Aim of the task => Write every record out again exactly, and keep images out of it.
# START OF Supplied material
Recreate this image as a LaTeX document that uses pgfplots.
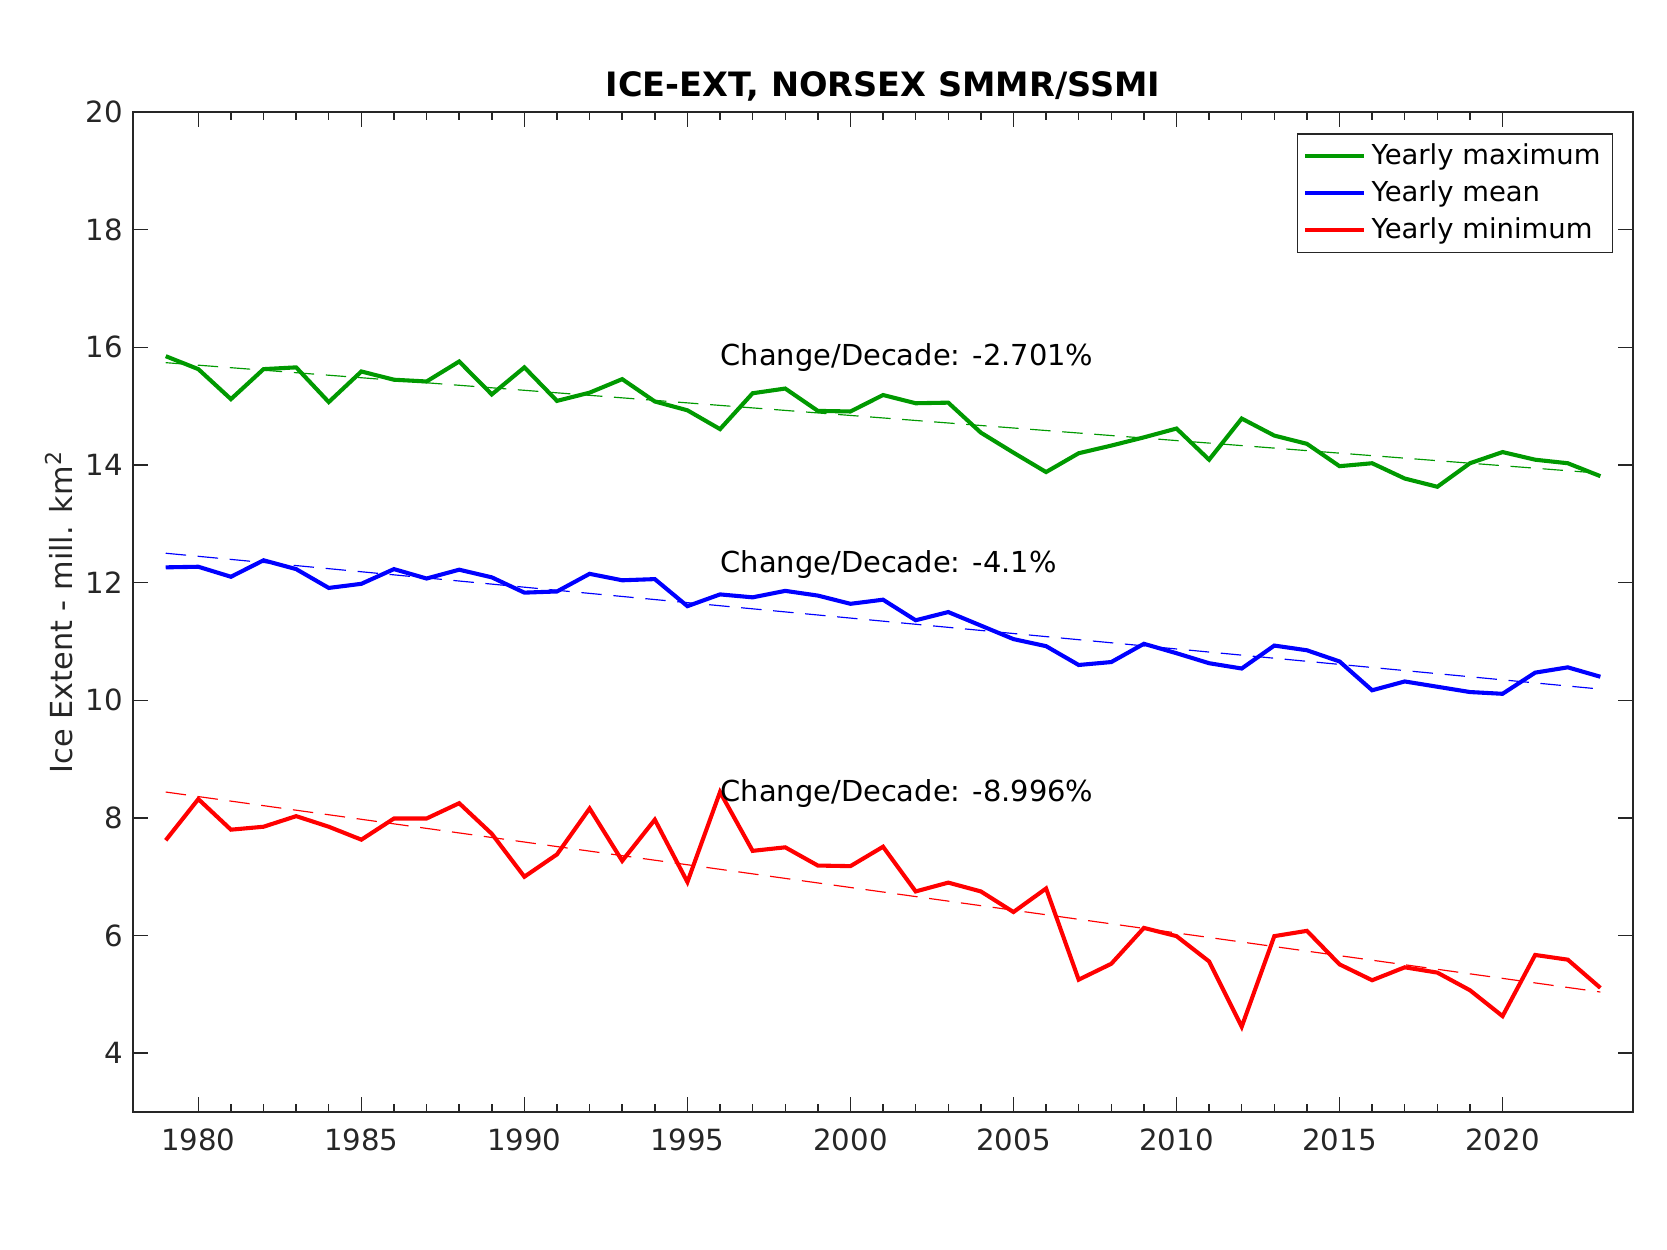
\documentclass[border=0pt]{standalone}
\usepackage{fontspec}
\setmainfont{DejaVu Sans}
\usepackage{pgfplots}
\pgfplotsset{compat=1.18}
\definecolor{mgreen}{RGB}{0,153,0}
\definecolor{axgray}{RGB}{38,38,38}
\begin{document}
\begin{tikzpicture}
\path[use as bounding box] (-45.6pt,-47.2pt) rectangle (525.4pt,380.9pt);
\begin{axis}[
  at={(0,0)}, anchor=south west,
  scale only axis, width=513.75pt, height=342.5pt,
  xmin=1978, xmax=2024, ymin=3, ymax=20,
  clip=false,
  xtick={1980,1985,...,2020}, minor x tick num=4,
  ytick={4,6,...,20},
  tick align=inside, major tick length=5.2pt, minor tick length=2.8pt,
  axis line style={axgray, line width=0.5pt},
  every tick/.style={axgray, line width=0.5pt},
  ticklabel style={font=\fontsize{10}{12}\selectfont, text=axgray},
  xticklabel style={yshift=-2.2pt},
  /pgf/number format/assume math mode=true,
  /pgf/number format/1000 sep={},
  ylabel={Ice Extent - mill. km\textsuperscript{\fontsize{7.5}{9}\selectfont 2}},
  ylabel style={font=\fontsize{10.4}{12}\selectfont, text=axgray},
  ylabel shift=-2.5pt,
  legend style={at={(1,1)}, anchor=north east, xshift=-6.85pt, yshift=-7.2pt,
    draw=axgray, line width=0.5pt, font=\fontsize{9.4}{11}\selectfont,
    cells={anchor=west, inner ysep=2.3pt}, inner xsep=2pt, inner ysep=1.4pt},
  legend image code/.code={\draw[#1, line width=1.4pt] (0pt,0pt) -- (20pt,0pt);},
]
% trend lines
\addplot[mgreen, line width=0.4pt, dash pattern=on 7pt off 4pt, forget plot] coordinates {(1979,15.74) (2023,13.86)};
\addplot[blue, line width=0.4pt, dash pattern=on 7pt off 4pt, forget plot] coordinates {(1979,12.50) (2023,10.19)};
\addplot[red, line width=0.4pt, dash pattern=on 7pt off 4pt, forget plot] coordinates {(1979,8.44) (2023,5.04)};
% yearly maximum
\addplot[mgreen, line width=1.4pt] coordinates {
(1979,15.85) (1980,15.63) (1981,15.12) (1982,15.63) (1983,15.66) (1984,15.07)
(1985,15.59) (1986,15.45) (1987,15.42) (1988,15.76) (1989,15.20) (1990,15.66)
(1991,15.09) (1992,15.23) (1993,15.46) (1994,15.08) (1995,14.93) (1996,14.61)
(1997,15.22) (1998,15.30) (1999,14.92) (2000,14.91) (2001,15.19) (2002,15.05)
(2003,15.06) (2004,14.55) (2005,14.21) (2006,13.88) (2007,14.20) (2008,14.33)
(2009,14.47) (2010,14.62) (2011,14.09) (2012,14.79) (2013,14.50) (2014,14.36)
(2015,13.98) (2016,14.03) (2017,13.77) (2018,13.63) (2019,14.03) (2020,14.22)
(2021,14.09) (2022,14.03) (2023,13.81)};
\addlegendentry{Yearly maximum}
% yearly mean
\addplot[blue, line width=1.4pt] coordinates {
(1979,12.26) (1980,12.27) (1981,12.10) (1982,12.38) (1983,12.23) (1984,11.91)
(1985,11.98) (1986,12.23) (1987,12.07) (1988,12.22) (1989,12.09) (1990,11.83)
(1991,11.85) (1992,12.15) (1993,12.04) (1994,12.06) (1995,11.60) (1996,11.80)
(1997,11.75) (1998,11.86) (1999,11.78) (2000,11.64) (2001,11.71) (2002,11.36)
(2003,11.50) (2004,11.27) (2005,11.04) (2006,10.92) (2007,10.60) (2008,10.65)
(2009,10.96) (2010,10.80) (2011,10.63) (2012,10.54) (2013,10.93) (2014,10.85)
(2015,10.66) (2016,10.17) (2017,10.32) (2018,10.23) (2019,10.14) (2020,10.11)
(2021,10.47) (2022,10.56) (2023,10.40)};
\addlegendentry{Yearly mean}
% yearly minimum
\addplot[red, line width=1.4pt] coordinates {
(1979,7.62) (1980,8.32) (1981,7.80) (1982,7.85) (1983,8.03) (1984,7.85)
(1985,7.63) (1986,7.99) (1987,7.99) (1988,8.25) (1989,7.73) (1990,7.00)
(1991,7.38) (1992,8.16) (1993,7.27) (1994,7.97) (1995,6.91) (1996,8.44)
(1997,7.44) (1998,7.50) (1999,7.19) (2000,7.18) (2001,7.51) (2002,6.75)
(2003,6.90) (2004,6.75) (2005,6.40) (2006,6.80) (2007,5.25) (2008,5.52)
(2009,6.13) (2010,5.99) (2011,5.56) (2012,4.45) (2013,5.99) (2014,6.08)
(2015,5.51) (2016,5.24) (2017,5.46) (2018,5.37) (2019,5.07) (2020,4.63)
(2021,5.67) (2022,5.59) (2023,5.11)};
\addlegendentry{Yearly minimum}
\node[anchor=base west, inner sep=0pt, font=\fontsize{9.9}{12}\selectfont] at (axis cs:1996,15.685) {Change/Decade: -2.701\%};
\node[anchor=base west, inner sep=0pt, font=\fontsize{9.9}{12}\selectfont] at (axis cs:1996,12.18) {Change/Decade: -4.1\%};
\node[anchor=base west, inner sep=0pt, font=\fontsize{9.9}{12}\selectfont] at (axis cs:1996,8.274) {Change/Decade: -8.996\%};
\node[anchor=base, inner sep=0pt, font=\fontsize{11.5}{13}\selectfont\bfseries] at ([yshift=5.5pt]rel axis cs:0.5,1) {ICE-EXT, NORSEX SMMR/SSMI};
\end{axis}
\end{tikzpicture}
\end{document}
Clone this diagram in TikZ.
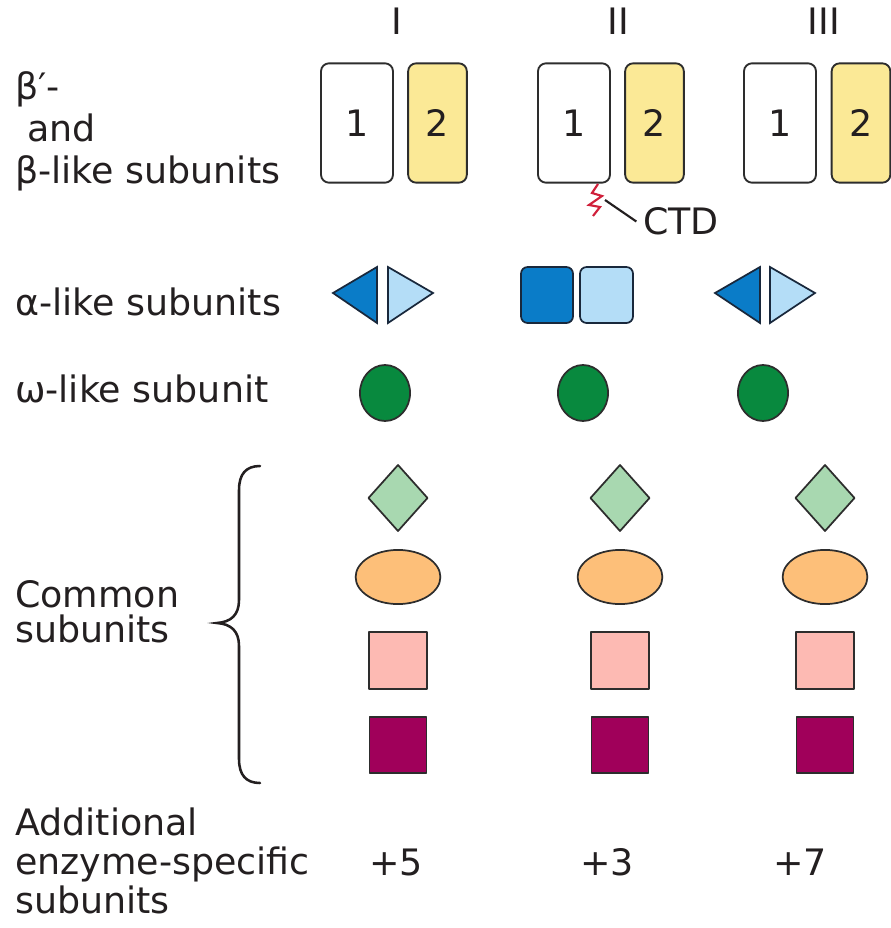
# END OF Supplied material
Answer for this exercise =>
Recreate this image as a LaTeX document that uses pgfplots.
\documentclass[border=0pt]{standalone}
\usepackage{fontspec}
\setmainfont{DejaVu Sans}
\usepackage{pgfplots}
\pgfplotsset{compat=1.18}
\definecolor{mgreen}{RGB}{0,153,0}
\definecolor{axgray}{RGB}{38,38,38}
\begin{document}
\begin{tikzpicture}
\path[use as bounding box] (-45.6pt,-47.2pt) rectangle (525.4pt,380.9pt);
\begin{axis}[
  at={(0,0)}, anchor=south west,
  scale only axis, width=513.75pt, height=342.5pt,
  xmin=1978, xmax=2024, ymin=3, ymax=20,
  clip=false,
  xtick={1980,1985,...,2020}, minor x tick num=4,
  ytick={4,6,...,20},
  tick align=inside, major tick length=5.2pt, minor tick length=2.8pt,
  axis line style={axgray, line width=0.5pt},
  every tick/.style={axgray, line width=0.5pt},
  ticklabel style={font=\fontsize{10}{12}\selectfont, text=axgray},
  xticklabel style={yshift=-2.2pt},
  /pgf/number format/assume math mode=true,
  /pgf/number format/1000 sep={},
  ylabel={Ice Extent - mill. km\textsuperscript{\fontsize{7.5}{9}\selectfont 2}},
  ylabel style={font=\fontsize{10.4}{12}\selectfont, text=axgray},
  ylabel shift=-2.5pt,
  legend style={at={(1,1)}, anchor=north east, xshift=-6.85pt, yshift=-7.2pt,
    draw=axgray, line width=0.5pt, font=\fontsize{9.4}{11}\selectfont,
    cells={anchor=west, inner ysep=2.3pt}, inner xsep=2pt, inner ysep=1.4pt},
  legend image code/.code={\draw[#1, line width=1.4pt] (0pt,0pt) -- (20pt,0pt);},
]
% trend lines
\addplot[mgreen, line width=0.4pt, dash pattern=on 7pt off 4pt, forget plot] coordinates {(1979,15.74) (2023,13.86)};
\addplot[blue, line width=0.4pt, dash pattern=on 7pt off 4pt, forget plot] coordinates {(1979,12.50) (2023,10.19)};
\addplot[red, line width=0.4pt, dash pattern=on 7pt off 4pt, forget plot] coordinates {(1979,8.44) (2023,5.04)};
% yearly maximum
\addplot[mgreen, line width=1.4pt] coordinates {
(1979,15.85) (1980,15.63) (1981,15.12) (1982,15.63) (1983,15.66) (1984,15.07)
(1985,15.59) (1986,15.45) (1987,15.42) (1988,15.76) (1989,15.20) (1990,15.66)
(1991,15.09) (1992,15.23) (1993,15.46) (1994,15.08) (1995,14.93) (1996,14.61)
(1997,15.22) (1998,15.30) (1999,14.92) (2000,14.91) (2001,15.19) (2002,15.05)
(2003,15.06) (2004,14.55) (2005,14.21) (2006,13.88) (2007,14.20) (2008,14.33)
(2009,14.47) (2010,14.62) (2011,14.09) (2012,14.79) (2013,14.50) (2014,14.36)
(2015,13.98) (2016,14.03) (2017,13.77) (2018,13.63) (2019,14.03) (2020,14.22)
(2021,14.09) (2022,14.03) (2023,13.81)};
\addlegendentry{Yearly maximum}
% yearly mean
\addplot[blue, line width=1.4pt] coordinates {
(1979,12.26) (1980,12.27) (1981,12.10) (1982,12.38) (1983,12.23) (1984,11.91)
(1985,11.98) (1986,12.23) (1987,12.07) (1988,12.22) (1989,12.09) (1990,11.83)
(1991,11.85) (1992,12.15) (1993,12.04) (1994,12.06) (1995,11.60) (1996,11.80)
(1997,11.75) (1998,11.86) (1999,11.78) (2000,11.64) (2001,11.71) (2002,11.36)
(2003,11.50) (2004,11.27) (2005,11.04) (2006,10.92) (2007,10.60) (2008,10.65)
(2009,10.96) (2010,10.80) (2011,10.63) (2012,10.54) (2013,10.93) (2014,10.85)
(2015,10.66) (2016,10.17) (2017,10.32) (2018,10.23) (2019,10.14) (2020,10.11)
(2021,10.47) (2022,10.56) (2023,10.40)};
\addlegendentry{Yearly mean}
% yearly minimum
\addplot[red, line width=1.4pt] coordinates {
(1979,7.62) (1980,8.32) (1981,7.80) (1982,7.85) (1983,8.03) (1984,7.85)
(1985,7.63) (1986,7.99) (1987,7.99) (1988,8.25) (1989,7.73) (1990,7.00)
(1991,7.38) (1992,8.16) (1993,7.27) (1994,7.97) (1995,6.91) (1996,8.44)
(1997,7.44) (1998,7.50) (1999,7.19) (2000,7.18) (2001,7.51) (2002,6.75)
(2003,6.90) (2004,6.75) (2005,6.40) (2006,6.80) (2007,5.25) (2008,5.52)
(2009,6.13) (2010,5.99) (2011,5.56) (2012,4.45) (2013,5.99) (2014,6.08)
(2015,5.51) (2016,5.24) (2017,5.46) (2018,5.37) (2019,5.07) (2020,4.63)
(2021,5.67) (2022,5.59) (2023,5.11)};
\addlegendentry{Yearly minimum}
\node[anchor=base west, inner sep=0pt, font=\fontsize{9.9}{12}\selectfont] at (axis cs:1996,15.685) {Change/Decade: -2.701\%};
\node[anchor=base west, inner sep=0pt, font=\fontsize{9.9}{12}\selectfont] at (axis cs:1996,12.18) {Change/Decade: -4.1\%};
\node[anchor=base west, inner sep=0pt, font=\fontsize{9.9}{12}\selectfont] at (axis cs:1996,8.274) {Change/Decade: -8.996\%};
\node[anchor=base, inner sep=0pt, font=\fontsize{11.5}{13}\selectfont\bfseries] at ([yshift=5.5pt]rel axis cs:0.5,1) {ICE-EXT, NORSEX SMMR/SSMI};
\end{axis}
\end{tikzpicture}
\end{document}
Clone this diagram in TikZ.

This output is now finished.